La Spezia, 25 marzo 2011 - La macchina dell’accoglienza si è già messa in moto. Le indicazioni emerse a margine della conferenza Stato-Regioni sulle strategie da mettere in campo per far fronte all’emergenza scatenata dalla crisi libica sono ancora frammentarie. Eppure su tempi, numeri e modi con i quali potrebbe declinarsi l’assistenza ai profughi offerta dal territorio spezzino, cominciano a trapelare alcune indiscrezioni. E i nomi che circolano, a indicare i siti che potrebbero essere scelti per allestire i campi di accoglienza, sono tutt’altro che scontati. Accanto a soluzioni già ‘accarezzate’ in occasione di precedenti dibattiti, in primis quella di ex Maricentro, si delinano infatti altre ipotesi: una per tutte quella dell’Arsenale.

 

Non abbiamo ancora a che fare con vero e proprio dossier, ma siamo comunque di fronte a soluzioni maturate nell’ambito di operazioni di ricognizione avviate in ambienti istituzionali per individuare i siti compatibili con l’elenco dei requisiti fornito dal ministero degli Interni.

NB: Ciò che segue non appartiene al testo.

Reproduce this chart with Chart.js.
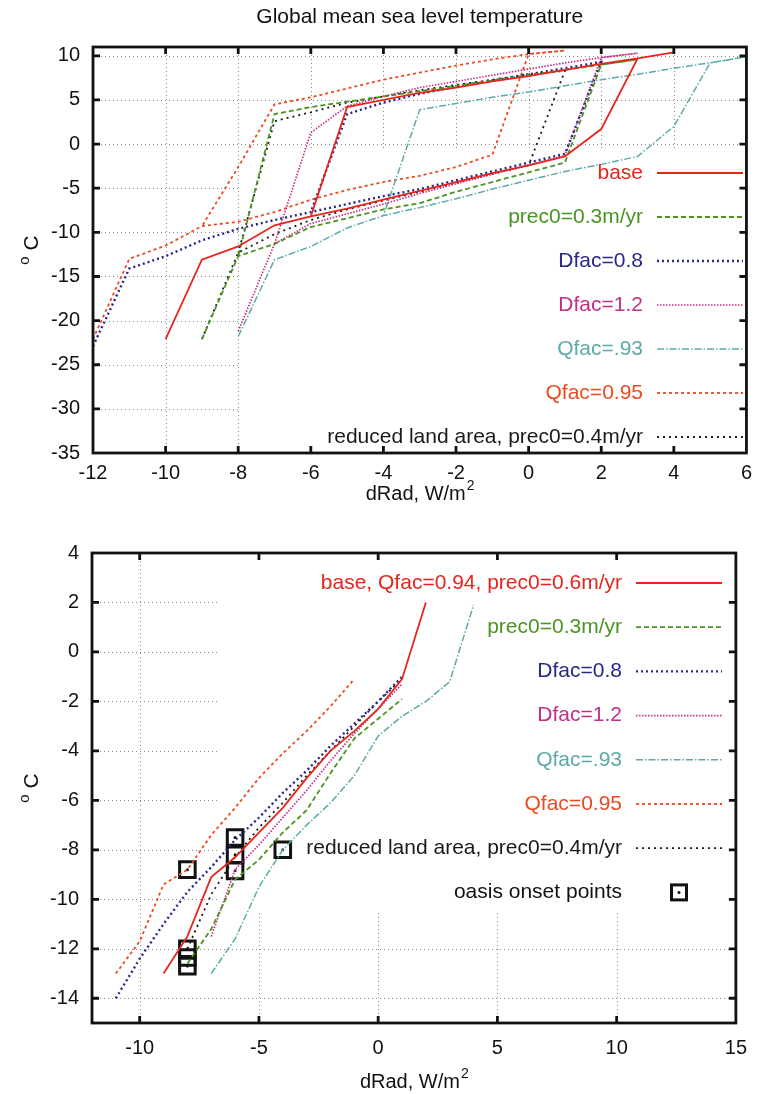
<!DOCTYPE html>
<html>
<head>
<meta charset="utf-8">
<script src="https://cdn.jsdelivr.net/npm/chart.js@4.4.1/dist/chart.umd.min.js"></script>
<style>
body { margin: 0; background: #fff; width: 760px; height: 1094px; overflow: hidden; position: relative; }
canvas { position: absolute; left: 0; }
#top { top: 0; }
#bottom { top: 510px; }
</style>
</head>
<body>
<canvas id="top" width="760" height="510"></canvas>
<canvas id="bottom" width="760" height="584"></canvas>
<script>
// ---- data: [dRad, temperature] ----
// upper panel: each run walks the cold branch up, jumps, walks the warm branch back, drops
var topBase = [[-10,-22.1],[-9,-13.1],[-8,-11.6],[-7,-9.2],[-6,-8.2],[-5,-7.3],[-4,-6.3],[-3,-5.3],[-2,-4.3],[-1,-3.3],[0,-2.4],[1,-1.4],[2,1.7],[3,9.7],[4,10.4],
  [3,9.7],[2,9.1],[1,8.4],[0,7.7],[-1,7.1],[-2,6.4],[-3,5.8],[-4,5.0],[-5,4.2],[-6,-8.2]];
var topPrec = [[-9,-22.1],[-8,-12.7],[-7,-11.3],[-6,-9.4],[-5,-8.4],[-4,-7.4],[-3,-6.7],[-2,-5.4],[-1,-4.3],[0,-3.2],[1,-2.1],[2,9.0],[3,9.6],
  [2,9.0],[1,8.4],[0,7.8],[-1,7.2],[-2,6.6],[-3,6.0],[-4,5.4],[-5,4.8],[-6,4.2],[-7,3.4],[-8,-12.7]];
var topDfac08 = [[-12,-22.9],[-11,-14.1],[-10,-12.7],[-9,-10.9],[-8,-9.6],[-7,-8.6],[-6,-7.7],[-5,-6.8],[-4,-5.9],[-3,-5.1],[-2,-4.1],[-1,-3.1],[0,-2.1],[1,-1.1],[2,9.3],
  [1,8.6],[0,7.9],[-1,7.2],[-2,6.5],[-3,5.7],[-4,4.7],[-5,3.4],[-6,-7.7]];
var topDfac12 = [[-8,-21.2],[-7,-11.3],[-6,-9.0],[-5,-7.9],[-4,-6.8],[-3,-5.6],[-2,-4.5],[-1,-3.4],[0,-2.4],[1,-1.3],[2,9.8],[3,10.3],
  [2,9.8],[1,9.2],[0,8.5],[-1,7.8],[-2,7.1],[-3,6.4],[-4,5.4],[-5,4.3],[-6,1.3],[-7,-11.3]];
var topQ93 = [[-8,-21.8],[-7,-13.1],[-6,-11.6],[-5,-9.5],[-4,-8.1],[-3,-7.2],[-2,-6.2],[-1,-5.1],[0,-4.1],[1,-3.1],[2,-2.3],[3,-1.4],[4,2.0],[5,9.2],[6,9.9],
  [5,9.2],[4,8.6],[3,7.9],[2,7.3],[1,6.6],[0,5.9],[-1,5.3],[-2,4.6],[-3,3.9],[-4,-8.1]];
var topQ95 = [[-12,-22.1],[-11,-13.0],[-10,-11.5],[-9,-9.3],[-8,-8.8],[-7,-7.7],[-6,-6.3],[-5,-5.2],[-4,-4.3],[-3,-3.6],[-2,-2.6],[-1,-1.2],[0,10.2],[1,10.6],
  [0,10.2],[-1,9.6],[-2,8.9],[-3,8.1],[-4,7.3],[-5,6.3],[-6,5.3],[-7,4.5],[-8,-2.6],[-9,-9.3]];
var topLand = [[-9,-22.1],[-8,-12.3],[-7,-10.2],[-6,-8.6],[-5,-7.4],[-4,-6.4],[-3,-5.4],[-2,-4.4],[-1,-3.4],[0,-2.4],[1,8.3],
  [0,7.9],[-1,7.3],[-2,6.7],[-3,6.1],[-4,5.4],[-5,4.7],[-6,3.6],[-7,2.6],[-8,-12.3]];

// lower panel: cold branches only
var botBase = [[-9,-13],[-8,-11.5],[-7,-9.1],[-6,-8.3],[-5,-7.3],[-4,-6.3],[-3,-5.1],[-2,-4.0],[-1,-3.2],[0,-2.3],[1,-1.1],[2,2.0]];
var botPrec = [[-8,-12.6],[-7,-11.2],[-6,-9.2],[-5,-8.4],[-4,-7.3],[-3,-6.4],[-2,-4.9],[-1,-3.5],[0,-2.7],[1,-1.9]];
var botDfac08 = [[-11,-14],[-10,-12.4],[-9,-11.0],[-8,-9.7],[-7,-8.7],[-6,-7.6],[-5,-6.7],[-4,-5.7],[-3,-4.8],[-2,-3.8],[-1,-2.9],[0,-2.0],[1,-1.0]];
var botDfac12 = [[-7,-11.5],[-6,-8.8],[-5,-7.8],[-4,-6.7],[-3,-5.6],[-2,-4.4],[-1,-3.3],[0,-2.3],[1,-1.3]];
var botQ93 = [[-7,-13.0],[-6,-11.6],[-5,-9.5],[-4,-8.0],[-3,-7.0],[-2,-6.1],[-1,-5.0],[0,-3.4],[1,-2.6],[2,-2.0],[3,-1.2],[4,1.9]];
var botQ95 = [[-11,-13],[-10,-11.7],[-9,-9.4],[-8,-8.8],[-7,-7.4],[-6,-6.3],[-5,-5.1],[-4,-4.1],[-3,-3.2],[-2,-2.2],[-1,-1.1]];
var botLand = [[-8,-12.0],[-7,-9.8],[-6,-8.3],[-5,-7.1],[-4,-6.1],[-3,-5.0],[-2,-4.0],[-1,-3.0],[0,-2.0],[1,-1.1]];
var oasisX = [-8, -6, -6, -6, -4, -8, -8, -8];
var oasisY = [-8.8, -7.5, -8.2, -8.85, -8.0, -12.0, -12.35, -12.7];

var topLabels = ['base', 'prec0=0.3m/yr', 'Dfac=0.8', 'Dfac=1.2', 'Qfac=.93', 'Qfac=0.95', 'reduced land area, prec0=0.4m/yr'];
var botLabels = ['base, Qfac=0.94, prec0=0.6m/yr', 'prec0=0.3m/yr', 'Dfac=0.8', 'Dfac=1.2', 'Qfac=.93', 'Qfac=0.95', 'reduced land area, prec0=0.4m/yr', 'oasis onset points'];

var FONT = '"Liberation Sans", Arial, sans-serif';

// line styles, same order as the labels
var colors = ['#e8251c', '#4a9420', '#27288a', '#c22e86', '#5caaa9', '#ec4a22', '#1a1a1a'];
var dashes = [[], [5, 3], [2, 3], [1.5, 1.5], [7, 2, 1.5, 2], [3, 3], [2, 4]];
var widths = [1.8, 1.8, 2.4, 1.7, 1.5, 1.8, 1.8];

function pts(a) {
    return a.map(function (p) { return { x: p[0], y: p[1] }; });
}

function series(i, label, data) {
    return {
        label: label, data: pts(data), showLine: true, fill: false, tension: 0,
        borderColor: colors[i], backgroundColor: colors[i],
        borderDash: dashes[i], borderWidth: widths[i], pointRadius: 0
    };
}

function line(ctx, x1, y1, x2, y2) {
    ctx.moveTo(x1, y1);
    ctx.lineTo(x2, y2);
}

// gnuplot look: dotted grid (cleared under the key), heavy border, inward ticks, key on the right
var frame = {
    id: 'frame',
    beforeDatasetsDraw: function (chart, args, o) {
        var ctx = chart.ctx, a = chart.chartArea, k = o.key;
        var xs = chart.scales.x, ys = chart.scales.y;
        ctx.save();
        ctx.beginPath();
        ctx.rect(a.left, a.top, a.right - a.left, a.bottom - a.top);
        ctx.rect(k[0], k[1], k[2] - k[0], k[3] - k[1]);
        ctx.clip('evenodd');
        ctx.strokeStyle = '#8a8a8a';
        ctx.lineWidth = 1;
        ctx.setLineDash([1, 3]);
        ctx.beginPath();
        xs.ticks.forEach(function (t) {
            if (t.value <= xs.min || t.value >= xs.max) return;
            var p = Math.round(xs.getPixelForValue(t.value)) + 0.5;
            line(ctx, p, a.top, p, a.bottom);
        });
        ys.ticks.forEach(function (t) {
            if (t.value <= ys.min || t.value >= ys.max) return;
            var p = Math.round(ys.getPixelForValue(t.value)) + 0.5;
            line(ctx, a.left, p, a.right, p);
        });
        ctx.stroke();
        ctx.restore();
    },
    afterDatasetsDraw: function (chart, args, o) {
        var ctx = chart.ctx, a = chart.chartArea;
        var xs = chart.scales.x, ys = chart.scales.y;
        ctx.save();
        ctx.setLineDash([]);
        ctx.strokeStyle = '#111';
        ctx.lineWidth = 2.8;
        ctx.strokeRect(a.left, a.top, a.right - a.left, a.bottom - a.top);
        ctx.beginPath();
        xs.ticks.forEach(function (t) {
            if (t.value <= xs.min || t.value >= xs.max) return;
            var p = xs.getPixelForValue(t.value);
            line(ctx, p, a.bottom, p, a.bottom - 7);
            line(ctx, p, a.top, p, a.top + 7);
        });
        ys.ticks.forEach(function (t) {
            if (t.value <= ys.min || t.value >= ys.max) return;
            var p = ys.getPixelForValue(t.value);
            line(ctx, a.left, p, a.left + 7, p);
            line(ctx, a.right, p, a.right - 7, p);
        });
        ctx.stroke();

        // key
        var L = o.legend;
        ctx.font = '21px ' + FONT;
        ctx.textAlign = 'right';
        ctx.textBaseline = 'middle';
        var row = 0;
        chart.data.datasets.forEach(function (ds) {
            if (!ds.label) return;
            var y = L.y0 + row * L.step;
            row++;
            ctx.fillStyle = ds.legendText || ds.borderColor;
            ctx.fillText(ds.label, L.textRight, y);
            if (ds.showLine) {
                ctx.beginPath();
                ctx.strokeStyle = ds.borderColor;
                ctx.lineWidth = ds.borderWidth;
                ctx.setLineDash(ds.borderDash || []);
                line(ctx, L.lineL, y, L.lineR, y);
                ctx.stroke();
            } else {
                var mx = (L.lineL + L.lineR) / 2;
                ctx.setLineDash([]);
                ctx.strokeStyle = '#111';
                ctx.lineWidth = 3;
                ctx.strokeRect(mx - 7.5, y - 7.5, 15, 15);
                ctx.fillStyle = '#111';
                ctx.beginPath();
                ctx.arc(mx, y, 1.5, 0, Math.PI * 2);
                ctx.fill();
            }
        });

        // titles
        ctx.fillStyle = '#111';
        ctx.textAlign = 'center';
        var cx = (a.left + a.right) / 2, cy = (a.top + a.bottom) / 2;
        if (o.title) {
            ctx.font = '21px ' + FONT;
            ctx.fillText(o.title, cx, o.titleY);
        }
        // x title with superscript 2
        ctx.font = '20px ' + FONT;
        var xt = 'dRad, W/m';
        var w1 = ctx.measureText(xt).width;
        ctx.textAlign = 'left';
        ctx.fillText(xt, cx - (w1 + 8) / 2, o.xTitleY);
        ctx.font = '14px ' + FONT;
        ctx.fillText('2', cx - (w1 + 8) / 2 + w1 + 1, o.xTitleY - 8);
        // y title: superscript o, then C
        ctx.translate(32, cy);
        ctx.rotate(-Math.PI / 2);
        ctx.font = '15px ' + FONT;
        var wo = ctx.measureText('o').width;
        ctx.font = '21px ' + FONT;
        var wc = ctx.measureText(' C').width;
        var x0 = -(wo + wc) / 2;
        ctx.font = '15px ' + FONT;
        ctx.fillText('o', x0, -7);
        ctx.font = '21px ' + FONT;
        ctx.fillText(' C', x0 + wo, 0);
        ctx.restore();
    }
};

function axes(xmin, xmax, xstep, ymin, ymax, ystep, yWidth, xHeight, xPad) {
    var tickFont = { family: FONT, size: 20 };
    return {
        x: {
            type: 'linear', min: xmin, max: xmax,
            grid: { display: false, drawTicks: false }, border: { display: false },
            ticks: { stepSize: xstep, includeBounds: false, color: '#111', font: tickFont, padding: xPad, maxRotation: 0 },
            afterFit: function (s) { s.height = xHeight; }
        },
        y: {
            type: 'linear', min: ymin, max: ymax,
            grid: { display: false, drawTicks: false }, border: { display: false },
            ticks: { stepSize: ystep, includeBounds: false, color: '#111', font: tickFont, padding: 13 },
            afterFit: function (s) { s.width = yWidth; }
        }
    };
}

var topSets = [
    series(0, topLabels[0], topBase),
    series(1, topLabels[1], topPrec),
    series(2, topLabels[2], topDfac08),
    series(3, topLabels[3], topDfac12),
    series(4, topLabels[4], topQ93),
    series(5, topLabels[5], topQ95),
    series(6, topLabels[6], topLand)
];

new Chart(document.getElementById('top'), {
    type: 'scatter',
    data: { datasets: topSets },
    options: {
        responsive: false, animation: false, devicePixelRatio: 1,
        layout: { padding: { left: 0, right: 12, top: 47, bottom: 0 } },
        scales: axes(-12, 6, 2, -35, 11, 5, 93, 57, 8),
        plugins: {
            legend: { display: false }, tooltip: { enabled: false },
            frame: {
                key: [240, 151, 745, 460],
                legend: { y0: 173, step: 44, textRight: 643, lineL: 657, lineR: 743 },
                title: 'Global mean sea level temperature', titleY: 17,
                xTitleY: 494
            }
        }
    },
    plugins: [frame]
});

var oasis = oasisX.map(function (x, i) { return [x, oasisY[i]]; });

var botSets = [
    series(0, botLabels[0], botBase),
    series(1, botLabels[1], botPrec),
    series(2, botLabels[2], botDfac08),
    series(3, botLabels[3], botDfac12),
    series(4, botLabels[4], botQ93),
    series(5, botLabels[5], botQ95),
    series(6, botLabels[6], botLand),
    {
        label: botLabels[7], data: pts(oasis), showLine: false,
        pointStyle: 'rect', pointRadius: 11, borderWidth: 3,
        borderColor: '#111', backgroundColor: 'rgba(0,0,0,0)', legendText: '#111'
    },
    {
        label: '', data: pts(oasis), showLine: false,
        pointStyle: 'circle', pointRadius: 1.5, borderWidth: 0, backgroundColor: '#111'
    }
];

new Chart(document.getElementById('bottom'), {
    type: 'scatter',
    data: { datasets: botSets },
    options: {
        responsive: false, animation: false, devicePixelRatio: 1,
        layout: { padding: { left: 0, right: 14, top: 43, bottom: 0 } },
        scales: axes(-12, 15, 5, -15, 4, 2, 92, 71, 13),
        plugins: {
            legend: { display: false }, tooltip: { enabled: false },
            frame: {
                key: [217, 49, 733, 402],
                legend: { y0: 73, step: 44.2, textRight: 622, lineL: 636, lineR: 722 },
                title: '', titleY: 0,
                xTitleY: 572
            }
        }
    },
    plugins: [frame]
});
</script>
</body>
</html>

Le indicazioni emerse nel corso del vertice che si è tenuto martedì scorso a Roma suggeriscono infatti di privilegiare ambienti esterni idonei a ospitare una tendopoli e, possibilmente, aree già insfrastrutturate, e quindi dotate di allacciamenti per la fornitura di acqua potabile ed elettricità. Quanto ai numeri il calcolo è per il momento soltanto appossimativo: il piano del Viminale prevede interventi per fronteggiare un flusso di circa 50mila profughi.

 

La quota ipotizzata per la Regione Liguria è di duemila persone e, assumendo come parametro il rapporto tra superficie e popolazione residente, nella provincia spezzina protrebbero affluire, in caso di emergenza, dai 3 ai 400 libici. Su questo tema il canale di confronto che il Viminale ha aperto con il territorio è duplice: il monitoraggio prevede nel primo caso la mediazione di Regione e Provincia ed è finalizzato all’individuazione di proprietà pubbliche e private idonee all’allestimento della tendopoli, nel secondo caso il lavoro di coordinamento è svolto invece dalla Prefettura e focalizzato sulle aree demaniali. Il primo filone non ha dato al momento grossi risultati in termini di apertura. Il Comune della Spezia, già interpellato, ha comunicato che non esistono sul territorio aree infrastrutturate idonee allo scopo. Nell’ambito della ricognizione sarebbero state prese in considerazione altre tre ‘piazze’: l’ampio parcheggio dietro il capannone che ospitava il mobilificio ‘Gerardo’ a Sarzana, e altri due siti, uno affacciato sul Golfo e l’altro localizzato in Val di Magra, sui quali però è naufragata ogni ipotesi di accordo.

 

La prefettura, stando a quanto riferito da fonti tradizionalmente impegnate nell’opera di assistenza ai civili, avrebbe invece avviato un canale diretto di confronto con la Marina militare per l’utilizzo di spazi aperti di proprietà demaniale: tra le ipotesi prese in considerazione ci sarebbero anche il cortile interno della caserma Duca degli Abruzzi e un non meglio precisato luogo compreso entro il perimetro dell’Arsenale. Le fonti ufficiali preferiscono non addentrarsi in particolari. «Siamo in una fase interlocutoria — sintetizza l’assessore regionale alle politiche sociali, Lorena Rambaudi (nella foto) —. Venerdì (oggi per chi legge, ndr.) il problema sarà affrontato in giunta, poi la Regione si farà carico di avviare un serio percorso di confronto con Comuni, Province e Prefetture». Anche il sindaco della Spezia esprime una chiara posizione.

 

«La nostra città — premette Federici — non dispone di luoghi idonei allo scopo. Parlare di accoglienza senza fare chiarezza sui numeri e sulla tipologia di intervento comporta il rischio di generare confusione e allarmismo. Il Governo — prosegue il sindaco — dovrebbe innanzitutto chiarire quali condizioni si prospettano per il territorio chiamato a ospitare i profughi e dovrebbe dire a chiare lettere chi pagherà e con quali risorse l’assistenza messa in campo. E’ indispensabile inoltre che ci sia una chiara assunzione di responsabilità: sarebbe spiacevoli, infatti, trovarsi a fronteggiare sul piano locale una battaglia con le stesse forze politiche promotrici dell’iniziativa sul piano nazionale».